Scotland business

Scottish salmon export sales 'drop by £100m'

Scottish salmon Image copyright PA

Sales of Scottish salmon to the export market dropped by more than a fifth last year - losing the industry about £100m, according to the latest figures.

The figures from HMRC are provisional and cover the first 11 months of 2015.

Sales to the USA, Canada and the Far East were down by about a third, compared with the previous year.

The Scottish Salmon Producers' Organisation (SSPO) said the industry was looking to cut costs as a result of the drop in sales.

The official figures, being highlighted by the SSPO, showed that up until the end of November last year the world bought more than £353m worth of UK salmon, which is effectively fish reared in Scottish waters.

That figure was down a fifth on the 2014 figure of about £457m.

'Challenging year'

The volume of salmon sold to Europe rose slightly - from 33,438,830 kilos in 2014 to 34,158,300 kilos in 2015.

However, crucial markets in the USA and Canada and the Far East bought almost 30% less fish.

The SSPO said a Russian boycott had led to a surfeit of salmon on world markets.

The organisation also pointed to the strength of the pound against the Norwegian kroner - which it said made Scottish salmon more expensive than fish from Scotland's main competitors.

Speaking on BBC Radio Scotland's Good Morning Scotland programme, SSPO chief executive Scott Landsbourgh said: "There's no hiding from the fact that 2015 was a very challenging year for us.
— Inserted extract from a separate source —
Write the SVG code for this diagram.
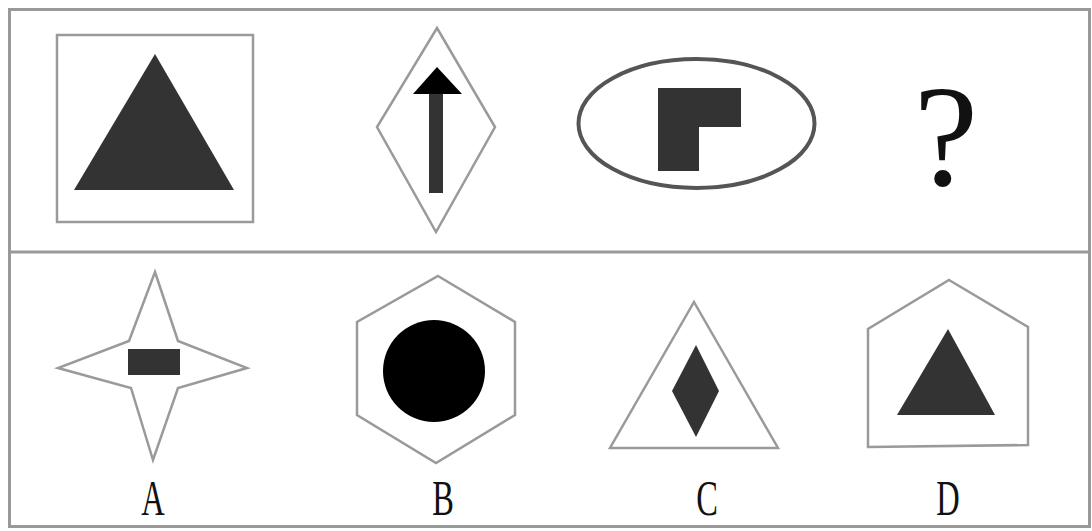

"There are a number of reasons for that. Exchange rates were not in our favour. Our competitor countries had much lower values on their currencies than we had. And we had a glut of salmon on the international markets due to the Russian trade embargo.

"So these things conspired to make it a very tough year."

Mr Landsbourgh said the industry in Scotland was keen to grow in order to better meet the demands of markets such as the USA and China.

"They are the markets that really demand large fish all year round and that's where we have fallen a bit short because we can't fulfil that demand," he said.

"We need to get more sites - that's a key factor.

"We want to grow the industry more, in a sustainable way. We have good environmental standards and we want to work hard on them.

"We have an aspiration to grow by another 50,000 tonnes by 2020. Will we get there? That is the question."